Apple’s Time Capsule is great. Seriously. When has backup been easier? But I need more.
The MacBook Air’s small storage highlights a problem I’ve been suffering for some time: there’s never enough storage. The slower processor and limited RAM expansion are sufferable, but storage isn’t. The 120GB drive in my MacBook Pro now is stuffed with 8GB of music (and that’s after spending hours paring it down a few weeks ago), and almost 50GB of pictures. I’ve piled up almost 10GB of email, another 10GB of stuff in my downloads and desktop folders that I can’t quite place nor get rid of, and a paltry 5GB of just plain old documents.

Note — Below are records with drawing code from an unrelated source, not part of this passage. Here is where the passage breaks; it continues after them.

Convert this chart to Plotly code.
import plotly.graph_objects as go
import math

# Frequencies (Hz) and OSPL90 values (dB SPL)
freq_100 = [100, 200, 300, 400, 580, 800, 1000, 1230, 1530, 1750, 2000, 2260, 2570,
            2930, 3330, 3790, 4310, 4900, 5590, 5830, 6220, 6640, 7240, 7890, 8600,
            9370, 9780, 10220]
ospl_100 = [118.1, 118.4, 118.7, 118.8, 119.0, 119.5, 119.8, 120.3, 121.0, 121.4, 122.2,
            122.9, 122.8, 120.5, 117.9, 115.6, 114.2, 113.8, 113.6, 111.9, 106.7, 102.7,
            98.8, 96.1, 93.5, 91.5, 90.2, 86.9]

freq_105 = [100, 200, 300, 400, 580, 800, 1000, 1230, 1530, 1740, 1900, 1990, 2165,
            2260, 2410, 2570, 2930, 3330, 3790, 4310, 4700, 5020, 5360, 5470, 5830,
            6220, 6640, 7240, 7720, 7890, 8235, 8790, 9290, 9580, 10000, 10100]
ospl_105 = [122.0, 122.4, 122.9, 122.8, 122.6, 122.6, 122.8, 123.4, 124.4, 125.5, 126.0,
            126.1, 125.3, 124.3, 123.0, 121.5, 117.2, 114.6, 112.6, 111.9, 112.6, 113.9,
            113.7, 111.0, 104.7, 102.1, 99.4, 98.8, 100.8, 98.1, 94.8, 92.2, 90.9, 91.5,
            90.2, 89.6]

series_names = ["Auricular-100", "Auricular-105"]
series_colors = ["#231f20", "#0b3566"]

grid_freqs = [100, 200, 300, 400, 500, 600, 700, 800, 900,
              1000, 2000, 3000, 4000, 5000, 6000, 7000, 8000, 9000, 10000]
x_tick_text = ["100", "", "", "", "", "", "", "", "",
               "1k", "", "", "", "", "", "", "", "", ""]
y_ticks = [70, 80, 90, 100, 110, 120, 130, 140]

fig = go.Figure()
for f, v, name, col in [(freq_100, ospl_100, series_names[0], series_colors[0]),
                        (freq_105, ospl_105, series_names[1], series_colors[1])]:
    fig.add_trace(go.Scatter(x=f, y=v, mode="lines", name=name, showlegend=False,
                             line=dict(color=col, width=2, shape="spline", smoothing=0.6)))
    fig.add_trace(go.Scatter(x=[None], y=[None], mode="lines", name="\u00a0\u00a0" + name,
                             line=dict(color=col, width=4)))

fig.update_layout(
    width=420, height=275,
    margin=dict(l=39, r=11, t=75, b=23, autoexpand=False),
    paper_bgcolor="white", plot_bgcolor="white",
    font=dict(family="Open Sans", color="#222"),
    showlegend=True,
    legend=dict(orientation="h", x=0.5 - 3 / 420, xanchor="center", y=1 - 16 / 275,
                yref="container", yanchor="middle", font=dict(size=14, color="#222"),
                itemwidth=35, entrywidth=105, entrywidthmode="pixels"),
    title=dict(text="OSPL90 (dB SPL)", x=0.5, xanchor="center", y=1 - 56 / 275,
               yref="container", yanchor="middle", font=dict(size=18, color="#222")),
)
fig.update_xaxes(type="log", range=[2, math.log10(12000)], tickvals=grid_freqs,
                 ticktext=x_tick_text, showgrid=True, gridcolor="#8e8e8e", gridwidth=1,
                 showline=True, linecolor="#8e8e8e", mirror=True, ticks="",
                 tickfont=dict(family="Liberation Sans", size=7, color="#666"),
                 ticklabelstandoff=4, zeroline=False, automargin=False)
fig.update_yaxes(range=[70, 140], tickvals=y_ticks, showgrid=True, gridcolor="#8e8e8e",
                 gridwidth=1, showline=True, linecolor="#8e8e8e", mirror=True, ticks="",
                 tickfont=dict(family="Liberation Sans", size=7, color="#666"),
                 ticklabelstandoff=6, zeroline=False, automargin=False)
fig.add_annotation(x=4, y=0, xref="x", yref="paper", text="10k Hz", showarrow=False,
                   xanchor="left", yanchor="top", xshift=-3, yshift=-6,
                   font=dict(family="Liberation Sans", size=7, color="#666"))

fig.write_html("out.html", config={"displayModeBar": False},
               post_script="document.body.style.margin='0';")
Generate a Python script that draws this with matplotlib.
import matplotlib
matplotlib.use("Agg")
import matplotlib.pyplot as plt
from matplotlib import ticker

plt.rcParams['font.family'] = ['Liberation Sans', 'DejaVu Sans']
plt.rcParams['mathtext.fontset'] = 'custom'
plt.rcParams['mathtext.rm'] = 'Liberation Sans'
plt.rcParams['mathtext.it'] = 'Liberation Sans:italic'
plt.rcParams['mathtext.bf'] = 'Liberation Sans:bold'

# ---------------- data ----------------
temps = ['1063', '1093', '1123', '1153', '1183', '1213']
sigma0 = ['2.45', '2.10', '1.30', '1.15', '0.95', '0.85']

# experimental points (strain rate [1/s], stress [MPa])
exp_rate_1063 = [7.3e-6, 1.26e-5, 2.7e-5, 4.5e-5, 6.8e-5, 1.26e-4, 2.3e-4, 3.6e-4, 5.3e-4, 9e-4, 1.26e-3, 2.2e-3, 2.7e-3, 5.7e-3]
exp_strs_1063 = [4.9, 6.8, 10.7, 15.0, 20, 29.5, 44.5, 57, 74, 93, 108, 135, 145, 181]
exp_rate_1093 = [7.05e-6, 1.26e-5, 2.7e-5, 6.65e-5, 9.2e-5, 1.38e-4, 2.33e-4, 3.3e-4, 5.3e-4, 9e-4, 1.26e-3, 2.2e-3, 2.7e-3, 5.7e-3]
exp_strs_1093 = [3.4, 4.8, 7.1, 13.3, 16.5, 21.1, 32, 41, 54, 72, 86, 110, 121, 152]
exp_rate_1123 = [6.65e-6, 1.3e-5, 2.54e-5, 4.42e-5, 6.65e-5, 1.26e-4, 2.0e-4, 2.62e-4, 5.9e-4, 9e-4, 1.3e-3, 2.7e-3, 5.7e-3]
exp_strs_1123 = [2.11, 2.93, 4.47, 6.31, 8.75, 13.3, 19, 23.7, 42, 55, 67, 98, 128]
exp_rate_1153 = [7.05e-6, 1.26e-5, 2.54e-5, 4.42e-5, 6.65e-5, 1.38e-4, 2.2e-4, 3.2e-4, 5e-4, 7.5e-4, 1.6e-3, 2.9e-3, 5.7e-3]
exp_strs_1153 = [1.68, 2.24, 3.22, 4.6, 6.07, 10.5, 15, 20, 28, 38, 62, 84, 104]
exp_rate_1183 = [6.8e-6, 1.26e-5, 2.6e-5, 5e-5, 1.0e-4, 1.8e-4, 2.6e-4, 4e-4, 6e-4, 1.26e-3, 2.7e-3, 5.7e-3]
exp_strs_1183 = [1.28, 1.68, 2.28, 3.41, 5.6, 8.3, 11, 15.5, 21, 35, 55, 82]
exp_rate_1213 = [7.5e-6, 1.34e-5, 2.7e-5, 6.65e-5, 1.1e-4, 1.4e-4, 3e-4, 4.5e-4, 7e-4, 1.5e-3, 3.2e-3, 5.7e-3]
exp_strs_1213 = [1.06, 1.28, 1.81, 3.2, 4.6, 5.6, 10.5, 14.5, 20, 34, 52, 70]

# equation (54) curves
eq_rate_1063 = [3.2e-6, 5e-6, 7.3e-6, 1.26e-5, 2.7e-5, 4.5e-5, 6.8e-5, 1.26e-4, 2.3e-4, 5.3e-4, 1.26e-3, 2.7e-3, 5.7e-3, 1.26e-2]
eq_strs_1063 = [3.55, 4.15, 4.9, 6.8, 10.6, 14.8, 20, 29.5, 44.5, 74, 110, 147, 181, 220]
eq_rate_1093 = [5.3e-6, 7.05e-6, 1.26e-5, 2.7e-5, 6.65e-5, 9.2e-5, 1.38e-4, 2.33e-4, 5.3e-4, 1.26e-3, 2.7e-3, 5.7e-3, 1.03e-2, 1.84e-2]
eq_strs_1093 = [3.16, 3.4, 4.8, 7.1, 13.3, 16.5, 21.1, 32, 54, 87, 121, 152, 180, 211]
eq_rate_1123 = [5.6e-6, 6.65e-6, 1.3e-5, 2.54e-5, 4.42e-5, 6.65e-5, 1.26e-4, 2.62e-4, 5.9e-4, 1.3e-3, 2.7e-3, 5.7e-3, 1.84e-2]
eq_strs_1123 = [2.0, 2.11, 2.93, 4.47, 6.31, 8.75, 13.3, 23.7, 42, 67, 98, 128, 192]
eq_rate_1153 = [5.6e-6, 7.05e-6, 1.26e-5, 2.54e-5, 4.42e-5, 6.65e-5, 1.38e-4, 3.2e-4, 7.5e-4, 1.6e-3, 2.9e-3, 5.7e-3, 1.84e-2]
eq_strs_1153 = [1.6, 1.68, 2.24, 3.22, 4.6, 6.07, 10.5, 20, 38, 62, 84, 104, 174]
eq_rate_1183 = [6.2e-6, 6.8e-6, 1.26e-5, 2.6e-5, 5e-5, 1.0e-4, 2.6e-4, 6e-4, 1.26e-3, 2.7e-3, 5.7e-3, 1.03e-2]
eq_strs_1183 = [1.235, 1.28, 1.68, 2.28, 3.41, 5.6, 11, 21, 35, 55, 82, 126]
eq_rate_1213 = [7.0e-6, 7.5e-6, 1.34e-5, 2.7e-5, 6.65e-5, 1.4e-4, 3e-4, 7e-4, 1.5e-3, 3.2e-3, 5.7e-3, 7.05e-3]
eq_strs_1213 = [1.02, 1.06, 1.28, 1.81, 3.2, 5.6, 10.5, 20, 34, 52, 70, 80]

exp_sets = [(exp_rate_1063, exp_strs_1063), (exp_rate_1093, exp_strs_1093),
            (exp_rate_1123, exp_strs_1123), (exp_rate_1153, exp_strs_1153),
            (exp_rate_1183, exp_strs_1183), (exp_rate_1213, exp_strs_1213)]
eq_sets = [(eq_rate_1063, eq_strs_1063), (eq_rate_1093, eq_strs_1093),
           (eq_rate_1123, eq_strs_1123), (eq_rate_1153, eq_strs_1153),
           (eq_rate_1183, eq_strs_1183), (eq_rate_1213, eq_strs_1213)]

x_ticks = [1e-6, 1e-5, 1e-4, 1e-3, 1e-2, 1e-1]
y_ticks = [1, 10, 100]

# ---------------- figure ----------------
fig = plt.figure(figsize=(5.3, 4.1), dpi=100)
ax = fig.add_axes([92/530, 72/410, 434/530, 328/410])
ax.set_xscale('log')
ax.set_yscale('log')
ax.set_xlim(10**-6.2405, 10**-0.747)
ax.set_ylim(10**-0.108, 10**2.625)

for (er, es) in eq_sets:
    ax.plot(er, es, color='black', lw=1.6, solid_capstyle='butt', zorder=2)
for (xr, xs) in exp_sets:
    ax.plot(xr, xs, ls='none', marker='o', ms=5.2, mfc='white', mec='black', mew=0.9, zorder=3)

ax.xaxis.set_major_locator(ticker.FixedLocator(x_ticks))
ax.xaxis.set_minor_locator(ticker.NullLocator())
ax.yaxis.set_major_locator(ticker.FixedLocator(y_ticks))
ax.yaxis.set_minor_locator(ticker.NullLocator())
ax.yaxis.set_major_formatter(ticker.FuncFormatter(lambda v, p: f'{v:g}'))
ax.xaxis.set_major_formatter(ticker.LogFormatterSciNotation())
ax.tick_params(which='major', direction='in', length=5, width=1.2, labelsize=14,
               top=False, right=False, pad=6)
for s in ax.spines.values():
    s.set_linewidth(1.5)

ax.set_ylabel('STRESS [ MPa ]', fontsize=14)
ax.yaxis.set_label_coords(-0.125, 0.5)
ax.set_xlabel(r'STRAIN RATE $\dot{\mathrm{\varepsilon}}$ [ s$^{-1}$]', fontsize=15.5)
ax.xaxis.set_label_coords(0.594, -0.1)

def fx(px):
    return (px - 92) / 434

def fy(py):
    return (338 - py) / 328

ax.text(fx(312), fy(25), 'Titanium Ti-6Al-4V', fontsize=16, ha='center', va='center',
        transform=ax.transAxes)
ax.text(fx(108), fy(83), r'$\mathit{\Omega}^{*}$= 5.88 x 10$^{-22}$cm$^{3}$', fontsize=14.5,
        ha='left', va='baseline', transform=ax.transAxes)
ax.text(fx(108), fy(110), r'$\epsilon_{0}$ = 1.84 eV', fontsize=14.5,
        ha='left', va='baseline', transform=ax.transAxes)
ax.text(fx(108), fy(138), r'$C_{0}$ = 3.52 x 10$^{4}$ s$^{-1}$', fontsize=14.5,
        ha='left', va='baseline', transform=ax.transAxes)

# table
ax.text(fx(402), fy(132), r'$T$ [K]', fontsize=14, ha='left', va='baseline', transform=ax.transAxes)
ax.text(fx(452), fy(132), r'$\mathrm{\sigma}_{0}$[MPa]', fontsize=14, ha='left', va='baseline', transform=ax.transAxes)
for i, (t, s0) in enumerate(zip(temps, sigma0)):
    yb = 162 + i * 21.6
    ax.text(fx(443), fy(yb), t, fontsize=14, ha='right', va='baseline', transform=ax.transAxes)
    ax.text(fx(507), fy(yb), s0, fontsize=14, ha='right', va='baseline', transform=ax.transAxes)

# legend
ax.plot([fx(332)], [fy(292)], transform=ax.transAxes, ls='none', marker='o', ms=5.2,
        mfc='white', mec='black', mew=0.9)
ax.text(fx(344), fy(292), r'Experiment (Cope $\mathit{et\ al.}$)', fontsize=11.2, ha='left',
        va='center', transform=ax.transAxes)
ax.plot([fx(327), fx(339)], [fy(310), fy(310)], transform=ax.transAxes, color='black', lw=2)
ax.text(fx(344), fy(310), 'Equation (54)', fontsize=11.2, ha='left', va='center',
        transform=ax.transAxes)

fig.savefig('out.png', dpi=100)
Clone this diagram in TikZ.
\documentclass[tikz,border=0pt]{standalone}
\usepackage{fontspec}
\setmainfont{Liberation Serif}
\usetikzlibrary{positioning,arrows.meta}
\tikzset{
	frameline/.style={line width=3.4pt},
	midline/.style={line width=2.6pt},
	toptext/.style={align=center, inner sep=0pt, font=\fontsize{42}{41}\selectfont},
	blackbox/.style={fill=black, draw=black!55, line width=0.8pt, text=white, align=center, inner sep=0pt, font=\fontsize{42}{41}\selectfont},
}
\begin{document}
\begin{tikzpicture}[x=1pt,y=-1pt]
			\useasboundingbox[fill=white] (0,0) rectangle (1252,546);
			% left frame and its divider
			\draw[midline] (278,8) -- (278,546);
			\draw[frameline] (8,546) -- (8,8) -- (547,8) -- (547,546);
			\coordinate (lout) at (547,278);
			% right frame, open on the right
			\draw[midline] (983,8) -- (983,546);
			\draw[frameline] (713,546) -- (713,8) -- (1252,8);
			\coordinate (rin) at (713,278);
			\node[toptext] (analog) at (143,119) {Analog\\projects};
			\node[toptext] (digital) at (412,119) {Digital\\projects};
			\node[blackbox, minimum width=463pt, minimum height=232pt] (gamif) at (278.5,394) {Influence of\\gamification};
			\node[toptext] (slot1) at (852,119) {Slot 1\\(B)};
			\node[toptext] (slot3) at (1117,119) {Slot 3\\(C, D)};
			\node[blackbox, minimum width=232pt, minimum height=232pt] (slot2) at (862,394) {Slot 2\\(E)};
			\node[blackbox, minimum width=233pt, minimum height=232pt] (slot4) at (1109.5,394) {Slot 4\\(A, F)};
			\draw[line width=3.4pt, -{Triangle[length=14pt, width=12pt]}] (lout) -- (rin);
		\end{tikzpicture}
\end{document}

That’s about 80GB of my own stuff, add to that 8GB of applications and 15GB of stuff in /Library
, /System
, and /var
(well, /private/var
). Now recognize that a “120GB” drive can really only store about 110GB and you see my problem.
My photo library grows fast. I took 1.5GB of photos last weekend. Most of them are junk, and I’ve started actually tossing ones I don’t think I’ll ever use, but it hurts. I’ve also tried burning photos of to CD or DVD, but that defeats the point of having a library in the first place. And none of this changes the fact that, even without my photos, I’d be bumping in to the limits of the Air’s disk capacity (let’s assume that I’d be getting the 80GB HDD model, not the 64GB and at least $1000 more expensive SSD model). And then I have to ask myself “do I really care if I have a Mac if I can’t have iPhoto?” The short answer is “less so.”
So here’s my real question: Why hasn’t Apple figured out how to offer me a storage solution that puts frequently used items on local disk, and less-frequently used items on a network disk? Seamlessly.
Really. I want my iPhoto and iTunes to work just like they always have, but if it’s been a while since I looked at the pictures of my sister’s graduation from a few years ago, I want it to put them on a remote disk. And when I do decide to look at them again, I want it to fetch them from that remote disk and show them to me as though they’d never left. It might take a moment longer for me to load them from the network, but I can suffer that. Especially if it means I don’t have to manage where they are for myself.
It’s amazing how many pieces of this are already in place. The network is nearly ubiquitous. Unix and Linux have had union filesystems for years. Clearly somebody would have to think seriously about what happens if the network isn’t there, but that’s solvable. The value of having a hard drive with elastic capacity and seamless live backups is certainly worth it.